Udall’s bill, which he introduced in October, is the most recent version of Good Samaritan legislation. Indeed, it is the 11th piece of Good Samaritan legislation to be introduced in the last 15 years. Despite the support of many of those living near the mines, cleanup groups, and the Western Governor’s Association, all previous similar bills have been defeated.
Ironicaly, opposition has come from both major environmental groups, which worry mostly that extraction companies could abuse the law, as well as from the mining industry, which has lobbied for larger loopholes.
Gambling on the state’s Gamble Gulches
Meantime, versions of the story of Gamble Gulch are playing out across Colorado, according to the DRMS, which in June produced a list of 10 high-priority sites ready to be remediated if Good Samaritan legislation were passed. The DRMS works with local watersheds to remediate mines in Colorado, providing technical assistance and funding.
DRMS Abandoned Mine Program Manager Loretta Pineda said fear of legal liability is real and a major stopping point in clean up projects. Pineda said the state is stymied by fear of incurring the Clean Water Act financial burdens that currently faces any third party that would take it upon itself to drain an abandoned mine.
“There are several projects we’d like to work on, but we’re unable to do so because of liability,” said Pineda flatly.

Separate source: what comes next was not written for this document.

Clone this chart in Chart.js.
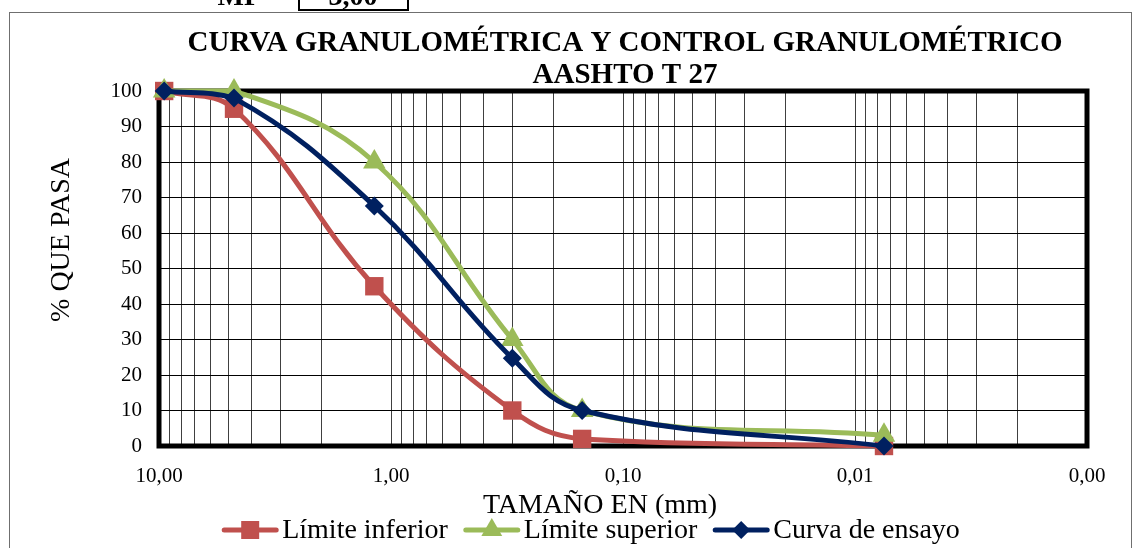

In the Animas River Watershed, the Animas River Stakeholders Group has determined that of the 1,500 historic mine sites contributing cadmium, copper, aluminum, manganese, zinc, lead and iron to the watershed, about 34 waste sites contribute roughly 90 percent of the waste-site pollution, and about 33 draining mines contribute 90 percent of the draining-mine pollution.
Bill Simon, a member of the group, explained that the group can address the waste sites without incurring liability, because no water is involved. But work on most of the 33 draining mines — apart from 5 addressed by a mining company and several that are on federal land — await some kind of liability waiver, said Simon. Even if the group had funding, neither the Animas River Stakeholders Group nor any other agency is willing to risk being sued for a problem not of their making, according to Simon.
“No one is willing to take the liability on,” he said.
Moreover, Simon actually argued that if the group had liability relief to allow a project to go forward, it might have a better chance of tapping into funding sources.
“If we had the liability relief, then we could generate the money,” said Simon. “Not enough, I don’t mean that. But we could start addressing some of the projects.”
Steering away from the most critical projects
According to Butler, some Good Samaritan groups have been willing to remediate mines when and where they’ve been able to get any environmental groups likely to sue on board with the project.
But he worries that such a strategy is a risky proposition.
“The problem is,” said Butler, “you don’t know where those lawsuits might come from.”
And Butler says such suits do happen — pointing to two such cases this year. In January, environmental organizations initiated two citizen suits under the Clean Water Act in West Virginia, alleging that the agency was violating the Clean Water Act by not obtaining a discharge permit (which would require it to treat the water to the standards of the Clean Water Act) for its clean-up of an abandoned mine. The state lost the case.
Meanwhile, in Oregon, an environmental group sued the U.S. Forest Service for not obtaining a discharge permit for remediation work it was doing on its land. The environmental group lost, explained Butler, but largely because it sued while the work was in progress, and CERCLA law has very narrow rules under which a lawsuit can be filed while such work is in progress.
Currently, say proponents, the available reclamation money available isn’t always going to the most critical projects — because even the federal government is often reluctant to clean up the worst draining mines in a watershed, if it doesn’t already have liability for those mines.
“We’ve tried to push [the federal government] a little bit to try to spend money on sites that are affecting Forest Service and BLM land but are on private land, and they’re not that interested — because they feel they’re taking on more liability,” Butler said.
For example, as part of the American Recovery and Reinvestment Act, the federal government pledged nearly $100 million to clean up abandoned mines, including 14 in Colorado, according to Cathy Carlson, policy advisor for Earthworks.
But all of that money went to mines on public lands, where the federal government already has liability, regardless of whether or not the publicly-owned mines were the worst-polluting mines in a watershed.